The comparison of fighting with dance is such a hoary old reviewer's standby that it's almost embarrassing to dust it off; but it's impossible not to think of ballet as Yimou's camera tracks his characters through their airborne slaughter, with bodies hanging against the sky in graceful, perfect compositions. The fights form a consummately sustained crescendo: a contest in a rain-drenched chess arena, daringly conducted mostly in the protagonists' minds, is followed by a frantic battle in an autumnal forest in which the blood-red duellists swoop among an orange blizzard of falling leaves, before Yimou abruptly switches the colour palette to greens and blues as the pair of assassins dance a pas de deux above the glassy waters of a placid lake.

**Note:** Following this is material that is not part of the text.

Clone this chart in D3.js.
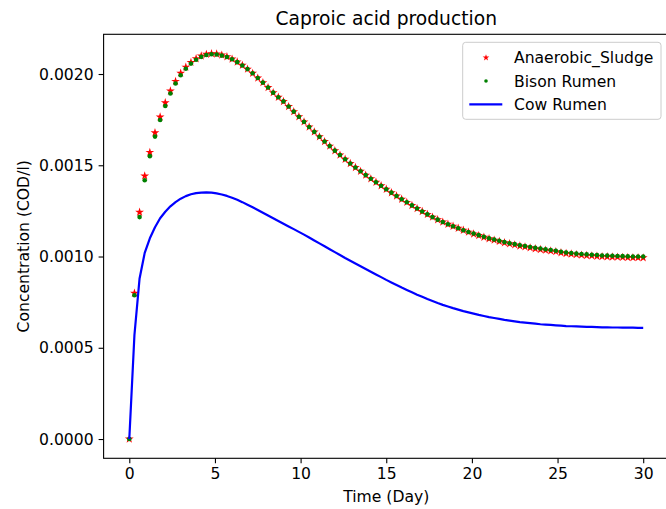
<!DOCTYPE html>
<html>
<head>
<meta charset="utf-8">
<script src="https://cdn.jsdelivr.net/npm/d3@7"></script>
<style>
  body { margin: 0; background: #fff; }
  text { font-family: "DejaVu Sans", sans-serif; fill: #000; }
</style>
</head>
<body>
<div id="chart"></div>
<script>
// time in days (same grid for all three series)
var days = [0, 0.3, 0.6, 0.9, 1.2, 1.5, 1.8, 2.1, 2.4, 2.7,
  3, 3.3, 3.6, 3.9, 4.2, 4.5, 4.8, 5.1, 5.4, 5.7,
  6, 6.3, 6.6, 6.9, 7.2, 7.5, 7.8, 8.1, 8.4, 8.7,
  9, 9.3, 9.6, 9.9, 10.2, 10.5, 10.8, 11.1, 11.4, 11.7,
  12, 12.3, 12.6, 12.9, 13.2, 13.5, 13.8, 14.1, 14.4, 14.7,
  15, 15.3, 15.6, 15.9, 16.2, 16.5, 16.8, 17.1, 17.4, 17.7,
  18, 18.3, 18.6, 18.9, 19.2, 19.5, 19.8, 20.1, 20.4, 20.7,
  21, 21.3, 21.6, 21.9, 22.2, 22.5, 22.8, 23.1, 23.4, 23.7,
  24, 24.3, 24.6, 24.9, 25.2, 25.5, 25.8, 26.1, 26.4, 26.7,
  27, 27.3, 27.6, 27.9, 28.2, 28.5, 28.8, 29.1, 29.4, 29.7,
  30];

var anaerobicSludge = [0, 0.000799, 0.001243, 0.001442, 0.001571, 0.001679, 0.001765, 0.001843, 0.001907, 0.00196,
  0.002005, 0.002038, 0.002064, 0.002084, 0.002099, 0.002108, 0.002112, 0.00211, 0.002104, 0.002095,
  0.002082, 0.002066, 0.002048, 0.002027, 0.002004, 0.001978, 0.001953, 0.001926, 0.001898, 0.001873,
  0.00185, 0.001822, 0.001794, 0.001766, 0.001738, 0.00171, 0.001683, 0.001656, 0.00163, 0.001605,
  0.00158, 0.001556, 0.001533, 0.00151, 0.001488, 0.001467, 0.001446, 0.001426, 0.001407, 0.001388,
  0.001369, 0.00135, 0.001332, 0.001314, 0.001297, 0.00128, 0.001263, 0.001247, 0.001231, 0.001216,
  0.001202, 0.001189, 0.001177, 0.001166, 0.001155, 0.001144, 0.001134, 0.001124, 0.001115, 0.001106,
  0.001098, 0.00109, 0.001083, 0.001076, 0.00107, 0.001064, 0.001058, 0.001053, 0.001048, 0.001043,
  0.001039, 0.001035, 0.001031, 0.001027, 0.001021, 0.001017, 0.001014, 0.001011, 0.001008, 0.001006,
  0.001004, 0.001002, 0.001, 0.000999, 0.000998, 0.000997, 0.000996, 0.000995, 0.000994, 0.000994,
  0.000993];

var bisonRumen = [0, 0.000788, 0.001216, 0.001418, 0.00155, 0.001657, 0.001748, 0.001825, 0.001893, 0.001948,
  0.001993, 0.002029, 0.002057, 0.002078, 0.002094, 0.002104, 0.002108, 0.002107, 0.002101, 0.002093,
  0.002081, 0.002065, 0.002047, 0.002027, 0.002004, 0.001978, 0.001953, 0.001926, 0.001898, 0.001873,
  0.00185, 0.001822, 0.001794, 0.001766, 0.001738, 0.00171, 0.001683, 0.001656, 0.00163, 0.001605,
  0.00158, 0.001556, 0.001533, 0.00151, 0.001488, 0.001467, 0.001446, 0.001426, 0.001407, 0.001388,
  0.001369, 0.00135, 0.001332, 0.001314, 0.001297, 0.00128, 0.001263, 0.001247, 0.001231, 0.001216,
  0.001202, 0.001189, 0.001177, 0.001166, 0.001155, 0.001144, 0.001134, 0.001126, 0.001117, 0.001108,
  0.0011, 0.001093, 0.001086, 0.001079, 0.001073, 0.001068, 0.001062, 0.001057, 0.001052, 0.001048,
  0.001044, 0.00104, 0.001036, 0.001032, 0.001026, 0.001022, 0.001019, 0.001016, 0.001014, 0.001012,
  0.00101, 0.001008, 0.001006, 0.001005, 0.001004, 0.001003, 0.001002, 0.001001, 0.001, 0.001,
  0.001];

var cowRumen = [0, 0.00057, 0.00088, 0.00102, 0.0011, 0.00116, 0.00121, 0.001245, 0.001275, 0.001298,
  0.001317, 0.001331, 0.001341, 0.001347, 0.00135, 0.001351, 0.00135, 0.001346, 0.00134, 0.001332,
  0.001322, 0.001311, 0.001298, 0.001284, 0.00127, 0.001255, 0.00124, 0.001225, 0.00121, 0.001195,
  0.00118, 0.001165, 0.00115, 0.001135, 0.00112, 0.001104, 0.001088, 0.001072, 0.001056, 0.00104,
  0.001024, 0.001008, 0.000992, 0.000977, 0.000962, 0.000947, 0.000932, 0.000917, 0.000902, 0.000887,
  0.000872, 0.000858, 0.000844, 0.00083, 0.000817, 0.000804, 0.000791, 0.000779, 0.000767, 0.000756,
  0.000745, 0.000735, 0.000726, 0.000717, 0.000709, 0.000701, 0.000694, 0.000687, 0.00068, 0.000674,
  0.000668, 0.000663, 0.000658, 0.000653, 0.000649, 0.000645, 0.000641, 0.000638, 0.000635, 0.000632,
  0.000629, 0.000627, 0.000625, 0.000623, 0.000621, 0.000619, 0.000618, 0.000617, 0.000616, 0.000615,
  0.000614, 0.000613, 0.000612, 0.000612, 0.000611, 0.000611, 0.00061, 0.00061, 0.00061, 0.000609,
  0.000609];

var xTicks = [0, 5, 10, 15, 20, 25, 30];
var yTicks = [0, 0.0005, 0.001, 0.0015, 0.002];
var legendNames = ["Anaerobic_Sludge", "Bison Rumen", "Cow Rumen"];

var width = 666, height = 509;
var plotLeft = 103.6, plotRight = 668.9, plotTop = 34.3, plotBottom = 458.3;
var fontSize = "15.6px";

var svg = d3.select("#chart")
    .append("svg")
    .attr("width", width)
    .attr("height", height);

// matplotlib style 5% margins round the data
var xMin = d3.min(days), xMax = d3.max(days);
var xPad = (xMax - xMin) * 0.05;
var allY = anaerobicSludge.concat(bisonRumen, cowRumen);
var yMin = d3.min(allY), yMax = d3.max(allY);
var yPad = (yMax - yMin) * 0.05;

var x = d3.scaleLinear().domain([xMin - xPad, xMax + xPad]).range([plotLeft, plotRight]);
var y = d3.scaleLinear().domain([yMin - yPad, yMax + yPad]).range([plotBottom, plotTop]);

var xAxis = svg.append("g")
    .attr("transform", "translate(0," + plotBottom + ")")
    .call(d3.axisBottom(x).tickValues(xTicks).tickFormat(d3.format("d")).tickSize(5).tickPadding(5));
var yAxis = svg.append("g")
    .attr("transform", "translate(" + plotLeft + ",0)")
    .call(d3.axisLeft(y).tickValues(yTicks).tickFormat(d3.format(".4f")).tickSize(5).tickPadding(5));

[xAxis, yAxis].forEach(function(a){
    a.select(".domain").remove();
    a.selectAll(".tick line").attr("stroke", "#000").attr("stroke-width", 1.1);
    a.selectAll(".tick text").style("font-size", fontSize).style("font-family", "DejaVu Sans");
});

// spines
svg.append("rect")
    .attr("x", plotLeft).attr("y", plotTop)
    .attr("width", plotRight - plotLeft).attr("height", plotBottom - plotTop)
    .attr("fill", "none").attr("stroke", "#000").attr("stroke-width", 1.1);

var star = d3.symbol().type(d3.symbolStar);

svg.append("g").selectAll("path")
    .data(days)
    .enter()
  .append("path")
    .attr("d", star.size(24)())
    .attr("transform", function(d, i){ return "translate(" + x(d) + "," + y(anaerobicSludge[i]) + ")"; })
    .attr("fill", "#ff0000");

svg.append("g").selectAll("circle")
    .data(days)
    .enter()
  .append("circle")
    .attr("cx", function(d){ return x(d); })
    .attr("cy", function(d, i){ return y(bisonRumen[i]); })
    .attr("r", 2.3)
    .attr("fill", "#008000");

var line = d3.line()
    .x(function(d){ return x(d); })
    .y(function(d, i){ return y(cowRumen[i]); });

svg.append("path")
    .datum(days)
    .attr("d", line)
    .attr("fill", "none")
    .attr("stroke", "#0000ff")
    .attr("stroke-width", 2.2)
    .attr("stroke-linejoin", "round");

// title and axis labels
svg.append("text")
    .attr("x", (plotLeft + plotRight) / 2).attr("y", 25)
    .attr("text-anchor", "middle")
    .style("font-size", "18.7px")
    .text("Caproic acid production");

svg.append("text")
    .attr("x", (plotLeft + plotRight) / 2).attr("y", 502)
    .attr("text-anchor", "middle")
    .style("font-size", fontSize)
    .text("Time (Day)");

svg.append("text")
    .attr("transform", "translate(28.5," + ((plotTop + plotBottom) / 2) + ") rotate(-90)")
    .attr("text-anchor", "middle")
    .style("font-size", fontSize)
    .text("Concentration (COD/l)");

// legend
var legend = svg.append("g");
legend.append("rect")
    .attr("x", 462.7).attr("y", 42.3)
    .attr("width", 198.3).attr("height", 77)
    .attr("rx", 3).attr("ry", 3)
    .attr("fill", "#fff").attr("fill-opacity", 0.8)
    .attr("stroke", "#cccccc").attr("stroke-width", 1);

var rowY = [57.7, 81, 104.3];
legendNames.forEach(function(name, i){
    if (i == 0){
        legend.append("path")
            .attr("d", star.size(14)())
            .attr("transform", "translate(486," + rowY[i] + ")")
            .attr("fill", "#ff0000");
    }
    if (i == 1){
        legend.append("circle")
            .attr("cx", 486).attr("cy", rowY[i]).attr("r", 1.8)
            .attr("fill", "#008000");
    }
    if (i == 2){
        legend.append("line")
            .attr("x1", 469.3).attr("x2", 502.3)
            .attr("y1", rowY[i]).attr("y2", rowY[i])
            .attr("stroke", "#0000ff").attr("stroke-width", 2.2);
    }
    legend.append("text")
        .attr("x", 514).attr("y", rowY[i] + 5.6)
        .style("font-size", fontSize)
        .text(name);
});
</script>
</body>
</html>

But the visual invention doesn't stop at the mano-a-mano rucking. Doyle - a cinematographic genius who gratifyingly prefers to do most of his work while, as legend has it, moderately pissed - points his camera at hissing swarms of arrows which turn the sky black; a deathly game of hide-and-seek is acted out between apparently endless sheets of billowing green silk; and a scene in a library involves- Well, no description could do it justice. You've seen a lot, but you've never seen anything like this.

After all that, though, there's a slight but persistent niggle. Namely the plot. Despite a surprising - to Western minds at least - subtext in which the security and unifying force of totalitarianism is valued above putative democracy and individual freedom, Hero's central story is as flimsy and soggy as damp rice-paper. An attempt to bolster the simplistic machinations with a multitude of perspectives feels a little forced and even dishonest.

Nameless (an impressively impassive Jet Li) tells his story to the Quin warlord who simply rejects it and makes another one up. While this conceit provides a swift excuse for another astonishing action sequence, you have to wonder exactly what right he has to do so, not actually having been there.

But maybe stories work differently in third century BC China, and this is not a film about plot anyhow. It's about movement and colour and music. And rarely in any country's cinema will you see a film so wondrously charged with all three.

You'll be hard pressed to find anything as visually dazzling as this in cinematic history.